You are an amateur data detective that reads studies in your free time and checks whether the researchers conform to academic integrity. Here are some studies that you recently found. Identify the hypotheses (One-Group or Two-Group) of the researchers and describe how you could validate the findings using a simulation test. Make a presentation on your hypothesis test.

### 5 SCENARIOS: (continued below) *[click down...]*

(a) A health survey asked 200 individuals aged 20-45 living in Toronto to report the number minutes they exercised last week. Researchers were interested in determining whether the average duration of exercise differed between people who consume cannabis and those who do not consume cannabis. Assume the researchers who conducted this study found that people who used cannabis exercised, on average, 20 minutes per week. In contrast, people who did not use cannabis exercised 40 minutes per week, on average. The researchers reported a p-value of 0.249.

(b) A study was conducted to examine whether a mother's exposure to alcohol while she was pregnant affects the odds of developemntal disabilities. The researchers used a birth registry of all children born in Ontario in 2018, which included approximately 130,000 births. The researchers found that 0.6% of mothers reported that their babies have developmental disabilities and 56% of babies born to mothers who consumed alcohol at least once during pregnancy. In contrast, 55% of healthy babies were born to mothers who were not exposed to alcohol. The researchers reported a p-value of 0.50.

(c) A group of researchers wanted to find out whether completing a degree in Statistics is a worthy inverstment for an individual. They conducted a survey of graduates from the University of Toronto and included 1,000 recent graduates who completed their Bachelor’s degree in the last five years in the study; 80% of the respondents were female and 20% were male.The median reported income of a UofT graduate was \\$76,000. Among statistics graduates, the median reported income was \\$84,000. The researchers reported a p-value of 0.014.

(d) A team of researchers were interested in understanding millennial’s views regarding housing affordability in Toronto. The team interviewed 850 millennials currently living in Toronto. 84% reported that they felt housing prices were unaffordable in the city. Suppose the researchers were interested in testing whether this proportion was different from a study published last year, which found that 92% of millennials reported that housing costs were unaffordable. The researchers reported a p-value of 0.023.
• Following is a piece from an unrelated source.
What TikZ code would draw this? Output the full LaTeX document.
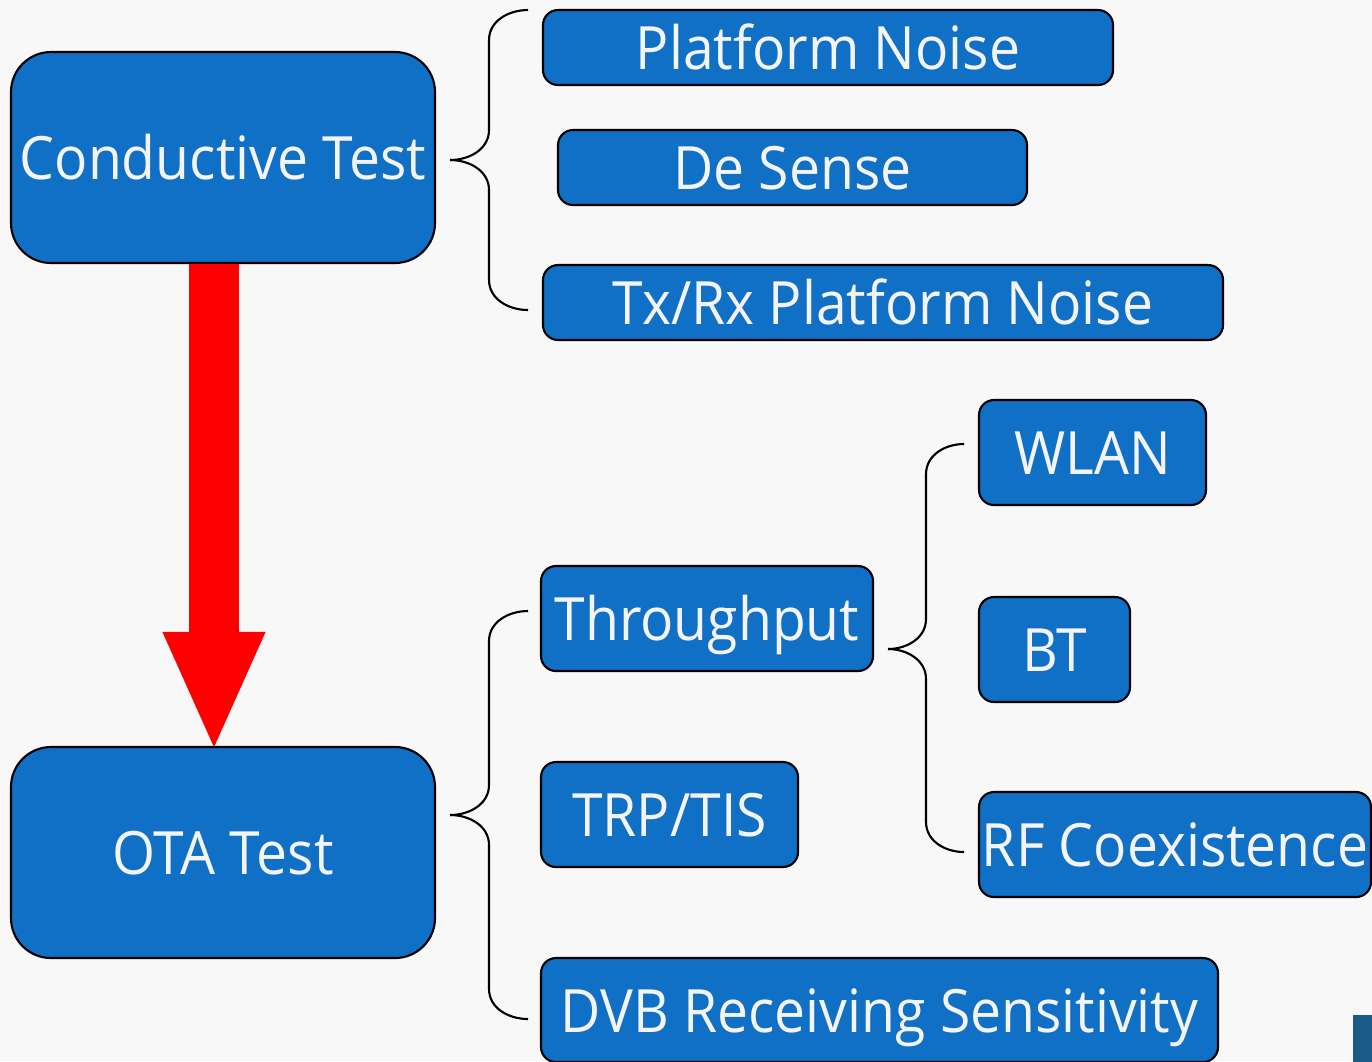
\documentclass[tikz,border=0pt]{standalone}
\usepackage{fontspec}
\setmainfont{Open Sans}[FakeStretch=0.925]
\usetikzlibrary{arrows.meta,calc}
\definecolor{box-blue}{HTML}{1070C5}
\definecolor{paper}{HTML}{F8F8F8}
\definecolor{label-white}{HTML}{F4F4F4}
\definecolor{corner-blue}{HTML}{1B5B8A}

\tikzset{
  box/.style={rectangle, draw=black, line width=0.6pt, fill=box-blue,
    text=label-white, rounded corners=0.15cm, inner sep=0pt,
    font=\fontsize{17}{20}\selectfont, text height=0.44cm, text depth=0pt},
  bigbox/.style={box, rounded corners=0.4cm},
  curly/.style={draw=black, line width=0.6pt}
}

\begin{document}
\begin{tikzpicture}
  \fill[paper] (0,0) rectangle (13.72,-10.61);
  \useasboundingbox (0,0) rectangle (13.72,-10.61);

  % left column
  \node[bigbox, minimum width=4.24cm, minimum height=2.11cm] (cond) at (2.23,-1.575) {Conductive Test};
  \node[bigbox, minimum width=4.24cm, minimum height=2.11cm] (ota) at (2.23,-8.525) {OTA Test};
  \draw[-{Triangle[width=0.93cm,length=1.2cm]}, line width=0.5cm, red]
    ([xshift=-0.09cm]cond.south) -- ([xshift=-0.09cm,yshift=-0.06cm]ota.north);

  % conductive items
  \node[box, minimum width=5.70cm, minimum height=0.75cm] (pn) at (8.28,-0.475) {Platform Noise};
  \node[box, minimum width=4.69cm, minimum height=0.75cm] (ds) at (7.925,-1.675) {De Sense};
  \node[box, minimum width=6.80cm, minimum height=0.75cm] (txrx) at (8.83,-3.025) {Tx/Rx Platform Noise};

  % ota items
  \node[box, minimum width=3.32cm, minimum height=1.05cm] (thr) at (7.07,-6.185) {Throughput};
  \node[box, minimum width=2.57cm, minimum height=1.05cm] (trp) at (6.695,-8.145) {TRP/TIS};
  \node[box, minimum width=6.77cm, minimum height=1.04cm] (dvb) at (8.795,-10.10) {DVB Receiving Sensitivity};

  % throughput items
  \node[box, minimum width=2.27cm, minimum height=1.05cm] (wlan) at (10.925,-4.525) {WLAN};
  \node[box, minimum width=1.51cm, minimum height=1.05cm] (bt) at (10.545,-6.495) {BT};
  \node[box, minimum width=3.92cm, minimum height=1.05cm] (rf) at (11.75,-8.445) {RF Coexistence};

  % braces
  \coordinate (ctip) at (4.50,-1.60);
  \draw[curly] (ctip) to[out=0,in=-90] ++(0.39,0.30) -- (4.89,-0.40) to[out=90,in=180] ++(0.39,0.30);
  \draw[curly] (ctip) to[out=0,in=90] ++(0.39,-0.30) -- (4.89,-2.80) to[out=-90,in=180] ++(0.39,-0.30);

  \coordinate (otip) at (4.50,-8.15);
  \draw[curly] (otip) to[out=0,in=-90] ++(0.39,0.30) -- (4.89,-6.41) to[out=90,in=180] ++(0.39,0.30);
  \draw[curly] (otip) to[out=0,in=90] ++(0.39,-0.30) -- (4.89,-9.89) to[out=-90,in=180] ++(0.39,-0.30);

  \coordinate (ttip) at (8.88,-6.49);
  \draw[curly] (ttip) to[out=0,in=-90] ++(0.38,0.30) -- (9.26,-4.74) to[out=90,in=180] ++(0.38,0.30);
  \draw[curly] (ttip) to[out=0,in=90] ++(0.38,-0.30) -- (9.26,-8.22) to[out=-90,in=180] ++(0.38,-0.30);

  % corner mark
  \fill[corner-blue] (13.53,-10.15) rectangle (13.80,-10.70);
\end{tikzpicture}
\end{document}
(e) Suppose a drug company was interested in testing a new weight-loss drug. They enrolled 20,000 participants and assigned 10,000 to take their new drug, SlimX, and 10,000 to take a placebo. The researchers found that over 2 months, participants who took SlimX lost, on average, 5 lbs. In comparison, the control group lost 4.5 lbs during the same time. The researchers reported a p-value of <0.0001.

## In your presentation, it is important to:  

- Give an introduction of the question
- State the hypotheses $H_0$ and $H_A$ 
- Specify the assumption(s) of your hypothesis test, if any
- Describe the procedures for data collection (sampling) and simulation
- Include and explain at least two terms from the vocabulary
- Summarize your findings and interpret the results 
- Provide limitations (optional but good practice) (e.g. sample size, study design issue)

## Some things to keep in mind  

- The introduction should state the overall purpose of the presentation   

- Each main point should be “signaled.” Use [*signal phrases*](STA130_Oral_Presentation_useful_phrases.docx) or [*signposts*](Signposting.pdf) to transition between your points.

- Every group member must speak during the presentation or marks will be deducted for participation.